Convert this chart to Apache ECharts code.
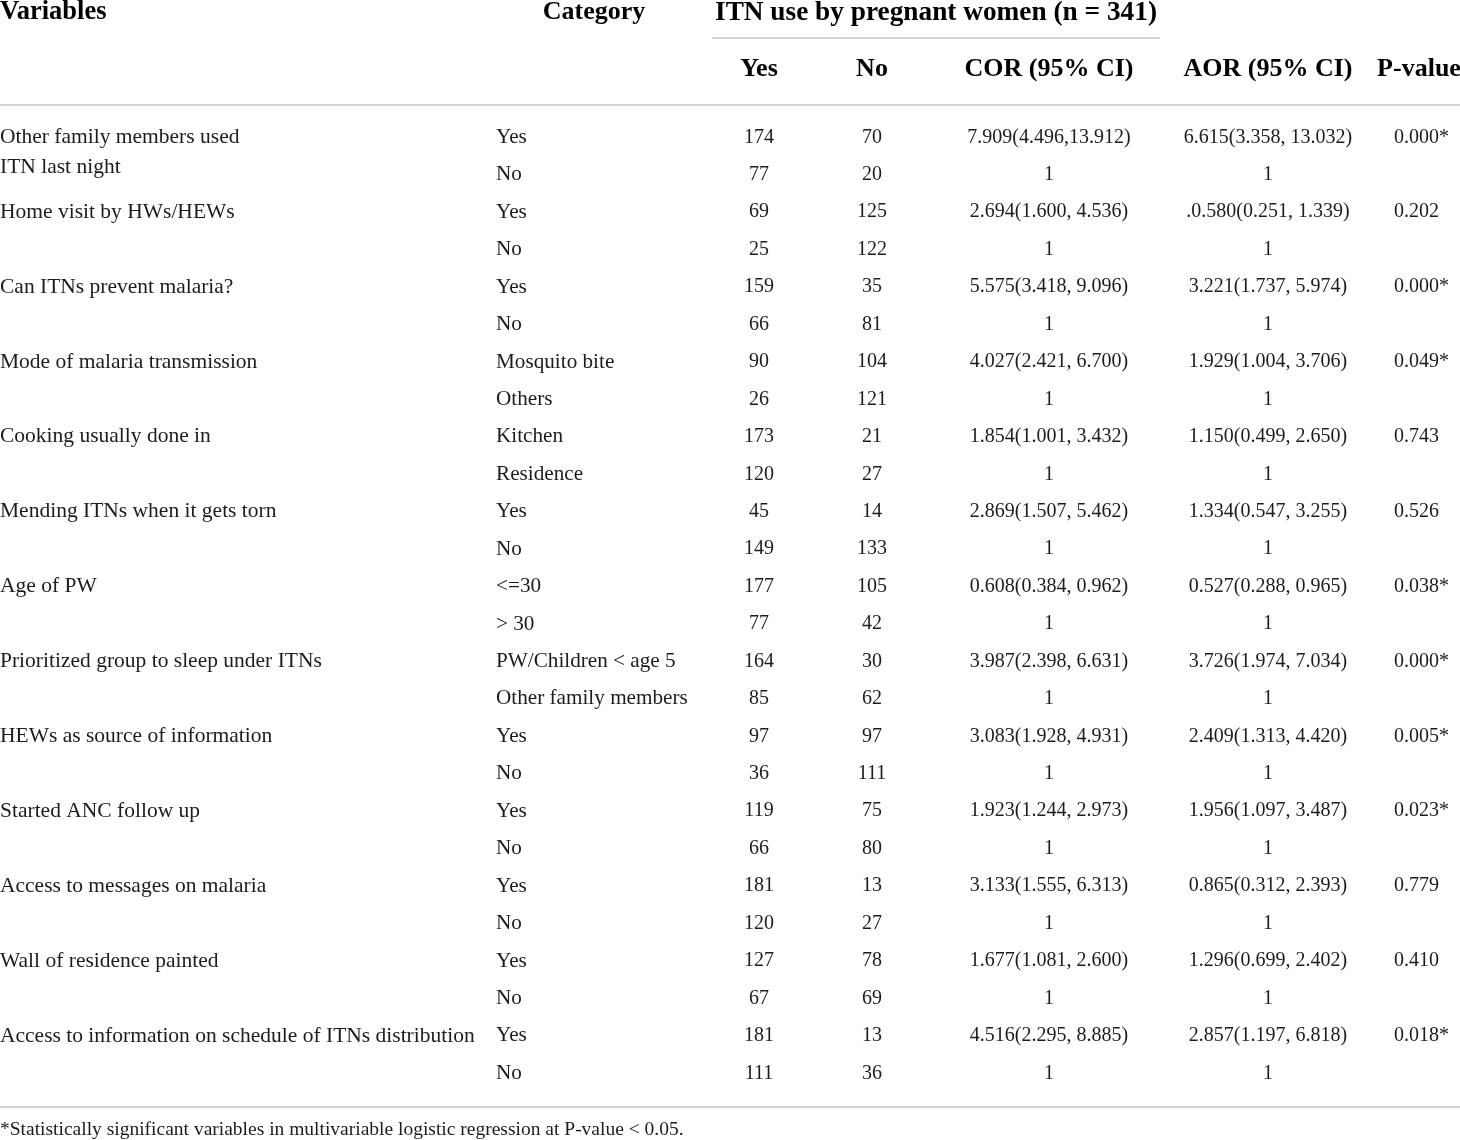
<!DOCTYPE html>
<html>
<head>
<meta charset="utf-8">
<script src="https://cdn.jsdelivr.net/npm/echarts@6/dist/echarts.min.js"></script>
<style>
html,body{margin:0;padding:0;background:#fff;}
#chart{width:1460px;height:1140px;}
</style>
</head>
<body>
<div id="chart"></div>
<script>
// ---------- DATA ----------
const headerTop = ["Variables", "Category", "ITN use by pregnant women (n = 341)"];
const headerSub = ["Yes", "No", "COR (95% CI)", "AOR (95% CI)", "P-value"];
const variables = [
  "Other family members used\nITN last night",
  "Home visit by HWs/HEWs",
  "Can ITNs prevent malaria?",
  "Mode of malaria transmission",
  "Cooking usually done in",
  "Mending ITNs when it gets torn",
  "Age of PW",
  "Prioritized group to sleep under ITNs",
  "HEWs as source of information",
  "Started ANC follow up",
  "Access to messages on malaria",
  "Wall of residence painted",
  "Access to information on schedule of ITNs distribution"
];
const categories = ["Yes","No","Yes","No","Yes","No","Mosquito bite","Others","Kitchen","Residence","Yes","No","<=30","> 30","PW/Children < age 5","Other family members","Yes","No","Yes","No","Yes","No","Yes","No","Yes","No"];
const yesCounts = [174,77,69,25,159,66,90,26,173,120,45,149,177,77,164,85,97,36,119,66,181,120,127,67,181,111];
const noCounts = [70,20,125,122,35,81,104,121,21,27,14,133,105,42,30,62,97,111,75,80,13,27,78,69,13,36];
const corCI = ["7.909(4.496,13.912)","1","2.694(1.600, 4.536)","1","5.575(3.418, 9.096)","1","4.027(2.421, 6.700)","1","1.854(1.001, 3.432)","1","2.869(1.507, 5.462)","1","0.608(0.384, 0.962)","1","3.987(2.398, 6.631)","1","3.083(1.928, 4.931)","1","1.923(1.244, 2.973)","1","3.133(1.555, 6.313)","1","1.677(1.081, 2.600)","1","4.516(2.295, 8.885)","1"];
const aorCI = ["6.615(3.358, 13.032)","1",".0.580(0.251, 1.339)","1","3.221(1.737, 5.974)","1","1.929(1.004, 3.706)","1","1.150(0.499, 2.650)","1","1.334(0.547, 3.255)","1","0.527(0.288, 0.965)","1","3.726(1.974, 7.034)","1","2.409(1.313, 4.420)","1","1.956(1.097, 3.487)","1","0.865(0.312, 2.393)","1","1.296(0.699, 2.402)","1","2.857(1.197, 6.818)","1"];
const pValues = ["0.000*","","0.202","","0.000*","","0.049*","","0.743","","0.526","","0.038*","","0.000*","","0.005*","","0.023*","","0.779","","0.410","","0.018*",""];
const footnote = "*Statistically significant variables in multivariable logistic regression at P-value < 0.05.";

// ---------- LAYOUT (pixels / style only) ----------
const W = 1460, H = 1140;
const ROW0 = 137.3, ROWH = 37.44;
const toRow = py => (py - ROW0) / ROWH;
const FONT = '"Liberation Serif", "Times New Roman", serif';
const TXT = '#1c1c1c';
const HEAD = '#000000';
const RULE = '#c4c4c4';
const colX = { variable: 0, category: 496, yes: 759, no: 872, cor: 1049, aor: 1268, p: 1394 };
const headTopX = [0, 594, 936];
const headTopAlign = ['left', 'center', 'center'];
const headTopSize = [26.5, 26, 27.3];
const headSubX = [759, 872, 1049, 1268, 1419];
const rules = [
  { x0: 712, x1: 1160, py: 38 },
  { x0: 0, x1: W, py: 105 },
  { x0: 0, x1: W, py: 1107 }
];

function textSeries(items, opts) {
  return {
    type: 'scatter',
    symbolSize: 0,
    itemStyle: { color: '#ffffff', opacity: 1 },
    silent: true,
    emphasis: { disabled: true },
    data: items.map(it => ({ value: [it.x, it.y], name: it.t })),
    label: Object.assign({
      show: true,
      position: 'inside',
      formatter: '{b}',
      fontFamily: FONT,
      fontSize: 20,
      color: TXT,
      opacity: 1,
      textBorderWidth: 0,
      align: 'center',
      verticalAlign: 'middle'
    }, opts)
  };
}

const series = [];

// headers
const topHead = textSeries(headerTop.map((t, i) => ({ x: headTopX[i], y: toRow(12.5), t })), {
  fontWeight: 'bold', color: HEAD
});
topHead.data.forEach((d, i) => { d.label = { align: headTopAlign[i], fontSize: headTopSize[i] }; });
series.push(topHead);
series.push(textSeries(headerSub.map((t, i) => ({ x: headSubX[i], y: toRow(69), t })), {
  fontSize: 26, fontWeight: 'bold', color: HEAD
}));

// variables (left aligned, two-line allowed)
series.push(textSeries(variables.map((t, i) => ({ x: colX.variable, y: i * 2, t })), {
  fontSize: 21.5, align: 'left', verticalAlign: 'top', lineHeight: 30, offset: [0, -15]
}));
// categories
series.push(textSeries(categories.map((t, i) => ({ x: colX.category, y: i, t })), {
  fontSize: 21.2, align: 'left'
}));
series.push(textSeries(yesCounts.map((v, i) => ({ x: colX.yes, y: i, t: String(v) })), {}));
series.push(textSeries(noCounts.map((v, i) => ({ x: colX.no, y: i, t: String(v) })), {}));
series.push(textSeries(corCI.map((v, i) => ({ x: colX.cor, y: i, t: v })), {}));
series.push(textSeries(aorCI.map((v, i) => ({ x: colX.aor, y: i, t: v })), {}));
series.push(textSeries(pValues.map((v, i) => ({ x: colX.p, y: i, t: v })).filter(d => d.t !== ''), { align: 'left' }));

// footnote
series.push(textSeries([{ x: 0, y: toRow(1129.5), t: footnote }], { fontSize: 19.5, align: 'left' }));

// rules
rules.forEach(r => {
  series.push({
    type: 'line',
    symbol: 'none',
    silent: true,
    data: [[r.x0, toRow(r.py)], [r.x1, toRow(r.py)]],
    lineStyle: { color: RULE, width: 1.5 }
  });
});

const chart = echarts.init(document.getElementById('chart'), null, { renderer: 'canvas' });
chart.setOption({
  animation: false,
  backgroundColor: '#fff',
  grid: { left: 0, right: 0, top: 0, bottom: 0, containLabel: false },
  xAxis: { type: 'value', min: 0, max: W, show: false },
  yAxis: { type: 'value', min: toRow(0), max: toRow(H), inverse: true, show: false },
  series: series
});
</script>
</body>
</html>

▸ Exercise
Leave the images out and output the remaining material exactly as it stands.

▸ Output for this task
Convert this chart to Apache ECharts code.
<!DOCTYPE html>
<html>
<head>
<meta charset="utf-8">
<script src="https://cdn.jsdelivr.net/npm/echarts@6/dist/echarts.min.js"></script>
<style>
html,body{margin:0;padding:0;background:#fff;}
#chart{width:1460px;height:1140px;}
</style>
</head>
<body>
<div id="chart"></div>
<script>
// ---------- DATA ----------
const headerTop = ["Variables", "Category", "ITN use by pregnant women (n = 341)"];
const headerSub = ["Yes", "No", "COR (95% CI)", "AOR (95% CI)", "P-value"];
const variables = [
  "Other family members used\nITN last night",
  "Home visit by HWs/HEWs",
  "Can ITNs prevent malaria?",
  "Mode of malaria transmission",
  "Cooking usually done in",
  "Mending ITNs when it gets torn",
  "Age of PW",
  "Prioritized group to sleep under ITNs",
  "HEWs as source of information",
  "Started ANC follow up",
  "Access to messages on malaria",
  "Wall of residence painted",
  "Access to information on schedule of ITNs distribution"
];
const categories = ["Yes","No","Yes","No","Yes","No","Mosquito bite","Others","Kitchen","Residence","Yes","No","<=30","> 30","PW/Children < age 5","Other family members","Yes","No","Yes","No","Yes","No","Yes","No","Yes","No"];
const yesCounts = [174,77,69,25,159,66,90,26,173,120,45,149,177,77,164,85,97,36,119,66,181,120,127,67,181,111];
const noCounts = [70,20,125,122,35,81,104,121,21,27,14,133,105,42,30,62,97,111,75,80,13,27,78,69,13,36];
const corCI = ["7.909(4.496,13.912)","1","2.694(1.600, 4.536)","1","5.575(3.418, 9.096)","1","4.027(2.421, 6.700)","1","1.854(1.001, 3.432)","1","2.869(1.507, 5.462)","1","0.608(0.384, 0.962)","1","3.987(2.398, 6.631)","1","3.083(1.928, 4.931)","1","1.923(1.244, 2.973)","1","3.133(1.555, 6.313)","1","1.677(1.081, 2.600)","1","4.516(2.295, 8.885)","1"];
const aorCI = ["6.615(3.358, 13.032)","1",".0.580(0.251, 1.339)","1","3.221(1.737, 5.974)","1","1.929(1.004, 3.706)","1","1.150(0.499, 2.650)","1","1.334(0.547, 3.255)","1","0.527(0.288, 0.965)","1","3.726(1.974, 7.034)","1","2.409(1.313, 4.420)","1","1.956(1.097, 3.487)","1","0.865(0.312, 2.393)","1","1.296(0.699, 2.402)","1","2.857(1.197, 6.818)","1"];
const pValues = ["0.000*","","0.202","","0.000*","","0.049*","","0.743","","0.526","","0.038*","","0.000*","","0.005*","","0.023*","","0.779","","0.410","","0.018*",""];
const footnote = "*Statistically significant variables in multivariable logistic regression at P-value < 0.05.";

// ---------- LAYOUT (pixels / style only) ----------
const W = 1460, H = 1140;
const ROW0 = 137.3, ROWH = 37.44;
const toRow = py => (py - ROW0) / ROWH;
const FONT = '"Liberation Serif", "Times New Roman", serif';
const TXT = '#1c1c1c';
const HEAD = '#000000';
const RULE = '#c4c4c4';
const colX = { variable: 0, category: 496, yes: 759, no: 872, cor: 1049, aor: 1268, p: 1394 };
const headTopX = [0, 594, 936];
const headTopAlign = ['left', 'center', 'center'];
const headTopSize = [26.5, 26, 27.3];
const headSubX = [759, 872, 1049, 1268, 1419];
const rules = [
  { x0: 712, x1: 1160, py: 38 },
  { x0: 0, x1: W, py: 105 },
  { x0: 0, x1: W, py: 1107 }
];

function textSeries(items, opts) {
  return {
    type: 'scatter',
    symbolSize: 0,
    itemStyle: { color: '#ffffff', opacity: 1 },
    silent: true,
    emphasis: { disabled: true },
    data: items.map(it => ({ value: [it.x, it.y], name: it.t })),
    label: Object.assign({
      show: true,
      position: 'inside',
      formatter: '{b}',
      fontFamily: FONT,
      fontSize: 20,
      color: TXT,
      opacity: 1,
      textBorderWidth: 0,
      align: 'center',
      verticalAlign: 'middle'
    }, opts)
  };
}

const series = [];

// headers
const topHead = textSeries(headerTop.map((t, i) => ({ x: headTopX[i], y: toRow(12.5), t })), {
  fontWeight: 'bold', color: HEAD
});
topHead.data.forEach((d, i) => { d.label = { align: headTopAlign[i], fontSize: headTopSize[i] }; });
series.push(topHead);
series.push(textSeries(headerSub.map((t, i) => ({ x: headSubX[i], y: toRow(69), t })), {
  fontSize: 26, fontWeight: 'bold', color: HEAD
}));

// variables (left aligned, two-line allowed)
series.push(textSeries(variables.map((t, i) => ({ x: colX.variable, y: i * 2, t })), {
  fontSize: 21.5, align: 'left', verticalAlign: 'top', lineHeight: 30, offset: [0, -15]
}));
// categories
series.push(textSeries(categories.map((t, i) => ({ x: colX.category, y: i, t })), {
  fontSize: 21.2, align: 'left'
}));
series.push(textSeries(yesCounts.map((v, i) => ({ x: colX.yes, y: i, t: String(v) })), {}));
series.push(textSeries(noCounts.map((v, i) => ({ x: colX.no, y: i, t: String(v) })), {}));
series.push(textSeries(corCI.map((v, i) => ({ x: colX.cor, y: i, t: v })), {}));
series.push(textSeries(aorCI.map((v, i) => ({ x: colX.aor, y: i, t: v })), {}));
series.push(textSeries(pValues.map((v, i) => ({ x: colX.p, y: i, t: v })).filter(d => d.t !== ''), { align: 'left' }));

// footnote
series.push(textSeries([{ x: 0, y: toRow(1129.5), t: footnote }], { fontSize: 19.5, align: 'left' }));

// rules
rules.forEach(r => {
  series.push({
    type: 'line',
    symbol: 'none',
    silent: true,
    data: [[r.x0, toRow(r.py)], [r.x1, toRow(r.py)]],
    lineStyle: { color: RULE, width: 1.5 }
  });
});

const chart = echarts.init(document.getElementById('chart'), null, { renderer: 'canvas' });
chart.setOption({
  animation: false,
  backgroundColor: '#fff',
  grid: { left: 0, right: 0, top: 0, bottom: 0, containLabel: false },
  xAxis: { type: 'value', min: 0, max: W, show: false },
  yAxis: { type: 'value', min: toRow(0), max: toRow(H), inverse: true, show: false },
  series: series
});
</script>
</body>
</html>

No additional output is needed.